* DATASET EXCERPT *
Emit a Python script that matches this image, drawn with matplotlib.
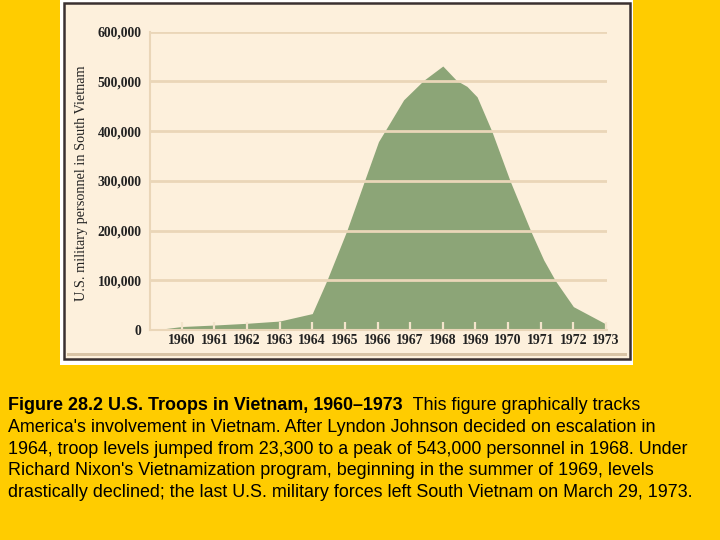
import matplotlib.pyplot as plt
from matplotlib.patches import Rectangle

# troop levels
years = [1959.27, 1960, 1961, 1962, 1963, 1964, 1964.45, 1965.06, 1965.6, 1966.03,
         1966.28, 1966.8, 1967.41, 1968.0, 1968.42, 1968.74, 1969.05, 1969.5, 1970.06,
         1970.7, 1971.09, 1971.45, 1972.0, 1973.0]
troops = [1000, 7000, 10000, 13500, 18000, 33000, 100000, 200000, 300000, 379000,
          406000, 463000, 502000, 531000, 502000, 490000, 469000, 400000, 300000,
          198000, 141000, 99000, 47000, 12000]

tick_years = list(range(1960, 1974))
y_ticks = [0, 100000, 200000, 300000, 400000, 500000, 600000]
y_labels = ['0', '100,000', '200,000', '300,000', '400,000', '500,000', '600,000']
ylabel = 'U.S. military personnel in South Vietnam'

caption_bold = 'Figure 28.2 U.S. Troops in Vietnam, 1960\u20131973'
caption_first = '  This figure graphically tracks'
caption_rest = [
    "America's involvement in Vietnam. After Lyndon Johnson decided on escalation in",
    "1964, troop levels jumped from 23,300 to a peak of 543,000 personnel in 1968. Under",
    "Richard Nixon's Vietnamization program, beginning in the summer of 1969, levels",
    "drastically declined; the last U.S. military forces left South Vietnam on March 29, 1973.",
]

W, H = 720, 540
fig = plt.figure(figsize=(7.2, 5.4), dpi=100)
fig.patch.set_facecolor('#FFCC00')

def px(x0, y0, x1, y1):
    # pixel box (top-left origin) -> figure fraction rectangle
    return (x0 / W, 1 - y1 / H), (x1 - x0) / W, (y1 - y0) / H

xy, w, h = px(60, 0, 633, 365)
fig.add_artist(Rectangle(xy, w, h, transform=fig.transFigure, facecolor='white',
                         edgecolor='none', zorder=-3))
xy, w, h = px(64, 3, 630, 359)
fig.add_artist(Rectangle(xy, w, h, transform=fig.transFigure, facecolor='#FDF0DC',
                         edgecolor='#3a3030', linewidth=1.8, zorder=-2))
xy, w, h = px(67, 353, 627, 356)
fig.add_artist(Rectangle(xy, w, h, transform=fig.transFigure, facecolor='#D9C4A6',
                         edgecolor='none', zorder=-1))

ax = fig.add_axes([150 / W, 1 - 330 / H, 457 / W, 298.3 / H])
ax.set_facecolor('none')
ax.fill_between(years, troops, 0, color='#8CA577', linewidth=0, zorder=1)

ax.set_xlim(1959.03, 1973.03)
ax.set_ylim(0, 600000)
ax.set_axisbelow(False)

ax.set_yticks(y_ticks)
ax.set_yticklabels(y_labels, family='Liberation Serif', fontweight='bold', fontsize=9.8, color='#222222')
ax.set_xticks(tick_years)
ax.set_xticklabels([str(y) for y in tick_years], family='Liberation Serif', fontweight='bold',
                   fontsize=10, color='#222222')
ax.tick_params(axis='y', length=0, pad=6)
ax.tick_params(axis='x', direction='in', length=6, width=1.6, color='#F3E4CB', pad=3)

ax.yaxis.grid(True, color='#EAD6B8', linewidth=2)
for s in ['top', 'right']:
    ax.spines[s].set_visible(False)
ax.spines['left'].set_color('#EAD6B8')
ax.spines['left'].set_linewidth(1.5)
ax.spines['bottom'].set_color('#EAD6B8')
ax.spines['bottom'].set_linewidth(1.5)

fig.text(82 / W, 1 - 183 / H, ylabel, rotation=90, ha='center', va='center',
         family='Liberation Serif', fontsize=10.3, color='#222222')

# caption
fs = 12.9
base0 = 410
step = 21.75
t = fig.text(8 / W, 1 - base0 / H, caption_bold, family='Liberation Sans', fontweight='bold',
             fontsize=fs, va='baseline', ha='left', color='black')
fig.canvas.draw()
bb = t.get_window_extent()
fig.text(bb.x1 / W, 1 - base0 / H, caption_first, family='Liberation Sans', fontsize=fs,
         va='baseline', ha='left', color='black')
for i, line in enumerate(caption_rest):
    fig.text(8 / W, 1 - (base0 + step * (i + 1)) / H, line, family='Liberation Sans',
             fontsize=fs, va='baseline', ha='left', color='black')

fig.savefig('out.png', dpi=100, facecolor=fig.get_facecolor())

* DIRECTION *
Please extract exactly the lines of the data, from the first through the line containing "from matplotlib.patches import Rectangle", and add no pictures to the copy.

* ANSWER TO THE PROBLEM *
Emit a Python script that matches this image, drawn with matplotlib.
import matplotlib.pyplot as plt
from matplotlib.patches import Rectangle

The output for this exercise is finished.